The case of black holes is illustrative of the conclusion I am going to offer, so I'm going to dwell on this case to some extent. Now, one might construe our knowledge of black holes as having been a priori in the sense that, before we ever "saw" one, we predicted their existence because the possibility of this existence was as a possible solution to certain deep equations that we accepted (albeit on empirical grounds, so to speak). One interlocutor in such a dialectic might object that making a true prediction is not tantamount to advance knowledge, due to the epistemic nature of predictions. They might quibble that we had "preknowledge," but not knowledge strictly, of black holes, up until recently.
The next counter might be that, besides knowing of black holes' general possibility via the relevant equation-solution, we also were aware of specific dynamics, in our world, that might form them, i.e. stellar evolution over sufficiently massive stars. But then a fringe (hopefully not pseudoscience) researcher might come along and say that our current more "direct" black-hole knowledge is consistent with the possibility of eternally collapsing magnetic objects, and appeal to the alleged theory-ladenness of observational evidence to defend the suggestion philosophically. Similarly, though the prevailing model of active galactic nuclei is as a function of supermassive black holes, there are outliers who ask after boson stars as an alternative model. And then an ecumenicist in physics, so to speak, might go on to propose that black holes are boson stars made of gravitons; or that black holes and other types of boson stars are both possible and might be the AGNs of different types of galaxies.
So for all that, how much apriority was involved in knowledge/preknowledge of black holes? All the "pure reasoning" in defense of these objects was not so pure, after all, requiring empirically-supported priors of various kinds (e.g., again, our largely empirical understanding of stellar dynamics).
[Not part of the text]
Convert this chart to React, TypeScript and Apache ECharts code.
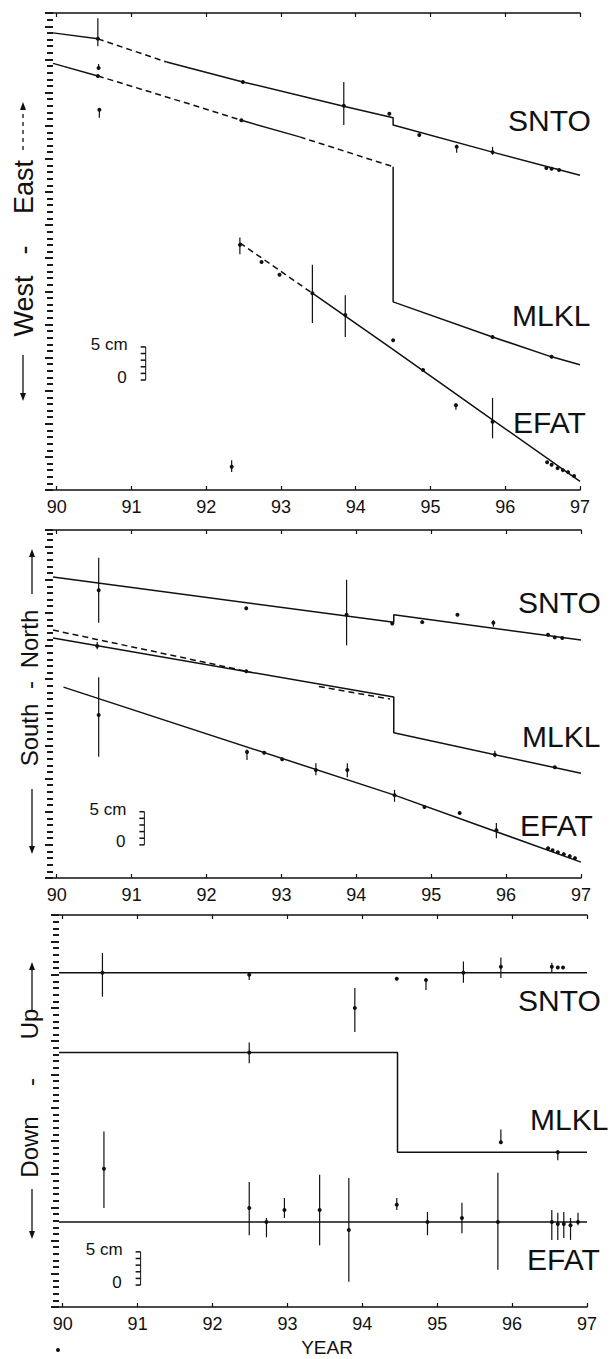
import React, { useEffect, useRef } from "react";
import * as echarts from "echarts";

const FONT = "'Liberation Sans', Arial, Helvetica, sans-serif";
const INK = "#111";
const YEARS = [90, 91, 92, 93, 94, 95, 96, 97];

// ---------- Panel 1: West - East (cm) ----------
const SNTO_E_SOLID_A = [[89.95, 69.0], [90.55, 68.1]];
const SNTO_E_DASH = [[90.55, 68.1], [91.47, 64.6]];
const SNTO_E_SOLID_B = [[91.47, 64.6], [92.49, 61.6], [93.81, 58.0], [94.5, 56.2], [94.5, 55.1], [95.83, 51.0], [97, 47.5]];
const SNTO_E_PTS = [[90.55, 68.1, 67.0, 71.2], [92.49, 61.6], [93.84, 58.0, 55.1, 61.6], [94.45, 56.8], [94.85, 53.6], [95.35, 51.8, 50.9, 52.1], [95.83, 51.0, 50.6, 51.8], [96.55, 48.6], [96.62, 48.5], [96.72, 48.3]];

const MLKL_E_SOLID_A = [[89.95, 64.4], [90.55, 62.5]];
const MLKL_E_DASH_A = [[90.55, 62.5], [91.91, 57.8], [92.47, 55.8]];
const MLKL_E_SOLID_B = [[92.47, 55.8], [93.25, 53.3]];
const MLKL_E_DASH_B = [[93.25, 53.3], [94.5, 48.8]];
const MLKL_E_SOLID_C = [[94.5, 48.8], [94.5, 28.4], [95.83, 23.1], [96.62, 20.1], [97, 18.9]];
const MLKL_E_PTS = [[90.55, 62.5], [90.56, 63.7, 63.7, 64.3], [90.57, 57.4, 56.2, 57.4], [92.47, 55.8], [95.83, 23.1], [96.62, 20.1]];

const EFAT_E_DASH = [[92.45, 37.3], [93.42, 29.7]];
const EFAT_E_SOLID = [[93.42, 29.7], [94.45, 21.6], [95.83, 10.6], [97, 1.3]];
const EFAT_E_PTS = [[92.34, 3.5, 2.7, 4.5], [92.45, 37.0, 35.6, 38.1], [92.74, 34.4], [92.98, 32.5], [93.42, 29.7, 25.2, 34.0], [93.86, 26.4, 23.1, 29.4], [94.5, 22.6], [94.9, 18.1], [95.34, 12.8, 12.1, 13.1], [95.83, 10.3, 7.8, 13.9], [96.56, 4.2], [96.62, 3.8], [96.7, 3.3], [96.77, 3.0], [96.84, 2.7], [96.92, 2.1]];

// ---------- Panel 2: South - North (cm) ----------
const SNTO_N_LINE = [[89.95, 45.4], [94.5, 38.6], [94.5, 39.7], [97, 35.9]];
const SNTO_N_PTS = [[90.56, 43.4, 38.5, 48.3], [92.53, 40.7], [93.87, 39.7, 35.1, 45.0], [94.48, 38.4], [94.88, 38.6], [95.35, 39.7], [95.83, 38.5, 37.9, 38.9], [96.56, 36.7], [96.65, 36.3], [96.75, 36.2]];

const MLKL_N_LINE = [[89.95, 36.2], [94.5, 27.3], [94.5, 21.9], [97, 15.8]];
const MLKL_N_DASH_A = [[89.95, 37.4], [92.16, 32.1], [92.6, 31.0]];
const MLKL_N_DASH_B = [[93.5, 28.9], [94.45, 27.0]];
const MLKL_N_PTS = [[90.54, 35.0, 34.5, 35.6], [92.53, 31.2], [95.85, 18.6, 18.2, 19.2], [96.65, 16.7]];

const EFAT_N_LINE = [[90.09, 28.8], [94.51, 12.5], [97, 2.4]];
const EFAT_N_PTS = [[90.56, 24.6, 18.3, 30.3], [92.54, 19.0, 17.8, 19.4], [92.77, 18.9], [93.01, 17.9], [93.46, 16.3, 15.5, 17.3], [93.88, 16.3, 15.2, 17.3], [94.51, 12.5, 11.5, 13.3], [94.91, 10.7], [95.38, 9.8], [95.87, 7.2, 6.0, 8.3], [96.56, 4.5], [96.62, 4.2], [96.69, 3.9], [96.77, 3.6], [96.85, 3.3], [96.92, 3.0]];

// ---------- Panel 3: Down - Up (cm) ----------
const SNTO_U_LINE = [[89.95, 50.3], [97, 50.3]];
const SNTO_U_PTS = [[90.53, 50.3, 46.7, 53.3], [92.49, 50.0, 49.2, 50.3], [93.9, 45.0, 41.4, 48.0], [94.46, 49.4], [94.85, 49.2, 47.7, 49.5], [95.35, 50.3, 48.8, 52.0], [95.85, 51.2, 49.5, 52.6], [96.53, 51.2, 50.3, 51.8], [96.61, 51.1], [96.68, 51.1]];

const MLKL_U_LINE = [[89.95, 38.3], [94.47, 38.3], [94.47, 23.3], [97, 23.3]];
const MLKL_U_PTS = [[92.49, 38.3, 36.7, 39.8], [95.85, 24.8, 24.7, 26.7], [96.61, 23.3, 22.1, 23.6]];

const EFAT_U_LINE = [[89.95, 12.8], [97, 12.8]];
const EFAT_U_PTS = [[90.55, 20.8, 14.9, 26.4], [92.49, 14.9, 10.8, 18.8], [92.72, 12.8, 10.5, 13.4], [92.96, 14.6, 13.4, 16.4], [93.43, 14.6, 9.3, 19.9], [93.82, 11.6, 3.8, 19.4], [94.46, 15.4, 14.6, 16.4], [94.87, 12.8, 10.8, 14.3], [95.33, 13.4, 11.1, 15.7], [95.81, 12.8, 5.6, 20.2], [96.53, 12.8, 10.1, 14.6], [96.61, 12.5, 10.1, 14.2], [96.69, 12.5, 10.4, 14.3], [96.78, 12.3, 10.1, 13.4], [96.88, 12.8, 12.3, 14.2]];

// 5 cm scale bars: [year, base cm]
const SCALE_BARS = [[91.19, 16.6], [91.17, 5.0], [91.04, 3.3]];
const Y_MAX = [72, 52.5, 59];
const STATIONS = ["SNTO", "MLKL", "EFAT"];

const GRIDS = [
  { left: 53, top: 13, width: 527, height: 477 },
  { left: 53, top: 530, width: 528, height: 348 },
  { left: 59, top: 915, width: 528, height: 392 },
];

function lineSeries(data: number[][], p: number, dashed = false) {
  return {
    type: "line",
    xAxisIndex: p * 2,
    yAxisIndex: p,
    data,
    showSymbol: false,
    symbol: "none",
    silent: true,
    lineStyle: { color: INK, width: 1.5, type: dashed ? [6, 4] : "solid" },
    z: 2,
  };
}

function pointSeries(pts: number[][], p: number) {
  const data = pts.map((q) => (q.length === 4 ? q : [q[0], q[1], q[1], q[1]]));
  return {
    type: "custom",
    coordinateSystem: "cartesian2d",
    xAxisIndex: p * 2,
    yAxisIndex: p,
    silent: true,
    data,
    encode: { x: 0, y: [1, 2, 3] },
    renderItem: (params: any, api: any) => {
      const x = api.value(0);
      const c = api.coord([x, api.value(1)]);
      const a = api.coord([x, api.value(2)]);
      const b = api.coord([x, api.value(3)]);
      const children: any[] = [];
      if (Math.abs(a[1] - b[1]) > 0.5) {
        children.push({ type: "line", shape: { x1: c[0], y1: a[1], x2: c[0], y2: b[1] }, style: { stroke: INK, lineWidth: 1.2 } });
      }
      children.push({ type: "circle", shape: { cx: c[0], cy: c[1], r: 2 }, style: { fill: INK } });
      return { type: "group", children };
    },
    z: 3,
  };
}

function scaleSeries(p: number) {
  return {
    type: "custom",
    coordinateSystem: "cartesian2d",
    xAxisIndex: p * 2,
    yAxisIndex: p,
    silent: true,
    clip: false,
    data: [SCALE_BARS[p]],
    renderItem: (params: any, api: any) => {
      const x = api.value(0);
      const base = api.value(1);
      const bot = api.coord([x, base]);
      const top = api.coord([x, base + 5]);
      const children: any[] = [
        { type: "line", shape: { x1: bot[0], y1: bot[1], x2: top[0], y2: top[1] }, style: { stroke: INK, lineWidth: 1 } },
      ];
      for (let k = 0; k <= 5; k++) {
        const t = api.coord([x, base + k]);
        children.push({ type: "line", shape: { x1: t[0] - 5, y1: t[1], x2: t[0], y2: t[1] }, style: { stroke: INK, lineWidth: 1.5 } });
      }
      children.push({
        type: "text",
        x: top[0] - 18,
        y: top[1] - 2,
        style: { text: "5 cm", fontSize: 17, fontFamily: FONT, fill: INK, align: "right", verticalAlign: "middle", textAlign: "right", textVerticalAlign: "middle" },
      });
      children.push({
        type: "text",
        x: bot[0] - 19,
        y: bot[1] - 3,
        style: { text: "0", fontSize: 17, fontFamily: FONT, fill: INK, align: "right", verticalAlign: "middle", textAlign: "right", textVerticalAlign: "middle" },
      });
      return { type: "group", children };
    },
    z: 3,
  };
}

function txt(text: string, x: number, y: number, size: number, rot = 0, align = "center") {
  return {
    type: "text",
    x,
    y,
    rotation: rot,
    silent: true,
    style: { text, fontSize: size, fontFamily: FONT, fill: INK, align, verticalAlign: "middle", textAlign: align, textVerticalAlign: "middle" },
  };
}

function arrow(x: number, y1: number, y2: number, dashed = false) {
  const dir = y2 > y1 ? 1 : -1;
  return {
    type: "group",
    silent: true,
    children: [
      { type: "line", shape: { x1: x, y1, x2: x, y2: y2 - dir * 6 }, style: { stroke: INK, lineWidth: 1.3, lineDash: dashed ? [4, 4] : null } },
      { type: "polygon", shape: { points: [[x - 3, y2 - dir * 8], [x + 3, y2 - dir * 8], [x, y2]] }, style: { fill: INK } },
    ],
  };
}

export default function App() {
  const ref = useRef<HTMLDivElement>(null);
  useEffect(() => {
    if (!ref.current) return;
    const chart = echarts.init(ref.current, undefined, { renderer: "svg" });

    const xAxis: any[] = [];
    const yAxis: any[] = [];
    GRIDS.forEach((g, i) => {
      const common = {
        type: "value",
        gridIndex: i,
        min: 89.95,
        max: 97,
        splitLine: { show: false },
        axisLine: { show: true, lineStyle: { color: INK, width: 1.5 } },
        axisTick: { show: true, inside: true, length: 4, customValues: YEARS, lineStyle: { color: INK, width: 1.2 } },
      };
      xAxis.push({
        ...common,
        position: "bottom",
        axisLabel: { show: true, customValues: YEARS, fontSize: 18, fontFamily: FONT, color: INK, margin: 8, formatter: (v: number) => String(Math.round(v)) },
      });
      xAxis.push({ ...common, position: "top", axisLabel: { show: false } });
      yAxis.push({
        type: "value",
        gridIndex: i,
        min: 0,
        max: Y_MAX[i],
        interval: 5,
        axisLine: { show: false },
        axisTick: { show: true, inside: false, length: 8, lineStyle: { color: "#1a1a1a", width: 2 } },
        minorTick: { show: true, splitNumber: 5, length: 6, lineStyle: { color: "#1a1a1a", width: 2 } },
        axisLabel: { show: false },
        splitLine: { show: false },
        minorSplitLine: { show: false },
      });
    });

    const series: any[] = [
      lineSeries(SNTO_E_SOLID_A, 0), lineSeries(SNTO_E_DASH, 0, true), lineSeries(SNTO_E_SOLID_B, 0), pointSeries(SNTO_E_PTS, 0),
      lineSeries(MLKL_E_SOLID_A, 0), lineSeries(MLKL_E_DASH_A, 0, true), lineSeries(MLKL_E_SOLID_B, 0), lineSeries(MLKL_E_DASH_B, 0, true), lineSeries(MLKL_E_SOLID_C, 0), pointSeries(MLKL_E_PTS, 0),
      lineSeries(EFAT_E_DASH, 0, true), lineSeries(EFAT_E_SOLID, 0), pointSeries(EFAT_E_PTS, 0),
      lineSeries(SNTO_N_LINE, 1), pointSeries(SNTO_N_PTS, 1),
      lineSeries(MLKL_N_LINE, 1), lineSeries(MLKL_N_DASH_A, 1, true), lineSeries(MLKL_N_DASH_B, 1, true), pointSeries(MLKL_N_PTS, 1),
      lineSeries(EFAT_N_LINE, 1), pointSeries(EFAT_N_PTS, 1),
      lineSeries(SNTO_U_LINE, 2), pointSeries(SNTO_U_PTS, 2),
      lineSeries(MLKL_U_LINE, 2), pointSeries(MLKL_U_PTS, 2),
      lineSeries(EFAT_U_LINE, 2), pointSeries(EFAT_U_PTS, 2),
      scaleSeries(0), scaleSeries(1), scaleSeries(2),
    ];

    const R = Math.PI / 2;
    const graphic: any[] = [
      txt(STATIONS[0], 508, 120, 30, 0, "left"),
      txt(STATIONS[1], 512, 315, 30, 0, "left"),
      txt(STATIONS[2], 513, 422, 30, 0, "left"),
      txt(STATIONS[0], 518, 602, 30, 0, "left"),
      txt(STATIONS[1], 522, 736, 30, 0, "left"),
      txt(STATIONS[2], 520, 825, 30, 0, "left"),
      txt(STATIONS[0], 518, 1000, 30, 0, "left"),
      txt(STATIONS[1], 530, 1119, 30, 0, "left"),
      txt(STATIONS[2], 527, 1259, 30, 0, "left"),
      txt("East", 24, 187, 27, R),
      txt("-", 24, 250, 27, R),
      txt("West", 24, 306, 27, R),
      arrow(23, 150, 102, true),
      arrow(23, 355, 401),
      txt("North", 29, 639, 24, R),
      txt("-", 29, 685, 24, R),
      txt("South", 29, 735, 24, R),
      arrow(32, 594, 549),
      arrow(32, 789, 854),
      txt("Up", 29, 1024, 24, R),
      txt("-", 30, 1082, 24, R),
      txt("Down", 29, 1147, 24, R),
      arrow(32, 1011, 962),
      arrow(32, 1189, 1239),
      txt("YEAR", 327, 1347, 19, 0, "center"),
      { type: "circle", silent: true, shape: { cx: 58, cy: 1350, r: 2 }, style: { fill: INK } },
    ];

    chart.setOption({
      animation: false,
      backgroundColor: "#fff",
      grid: GRIDS.map((g) => ({ ...g, containLabel: false })),
      xAxis,
      yAxis,
      series,
      graphic,
    });
    return () => chart.dispose();
  }, []);

  return (
    <div
      ref={ref}
      style={{ position: "absolute", left: 0, top: 0, width: 613, height: 1359, background: "#fff" }}
    />
  );
}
But just the same, then, since there was apriority as epistemic proactivity involved, it ends up looking like Kant was on to something in trying to harmonize the motives of rationalism and empiricism. Since "the point generalizes," we might find ourselves thinking that very little is known in total abstraction or entirely due to physical experience ("Necessarily X means not possibly not X," as a representative example on one end, "I am having red-gradient color perceptions right now," on the other).
For technical reasons, I do think ethical knowledge, such as it is (or is supposed to be), would have to be heavily a priori, its empirical supports limited pretty much just to immediate perceptions, on pain of having to derive action-guiding principles from epistemically difficult claims. The old (discredited) notion that the fact of evolution justifies Social Darwinism hearkens to a commandment that Kant said was analytic, viz. "Act according to the truth." So the Social Darwinist would reason that contrary moral perspectives involved acting against the truth of evolution; and we find such specious thoughts in many a moral theorist's repertoire. Whence the speciousness, here? Just in that, if local moral imperatives are connected to universal, eternal moral facts, we'd best not have to learn the latter only after fairly complex observation and research: or else, with respect to evolution (say), we would be asserting that people were obligated to "act according to the truth of evolution" (or whatever) even when unaware of the process. (This is of a piece with the mainline objection to standard formulations of utilitarianism requiring us to perform overly elaborate future-oriented calculations of universal utility functions, which are not practical for us to perform.) But this leaves us with having to be able to recognize moral information a priori; yet if moral principles involve a proactive capacity inside us, and if apriority just is epistemic proactivity, what we are left with is something almost "true by definition" indeed (hence Kant's derivation, in the second Critique, of the categorical imperative).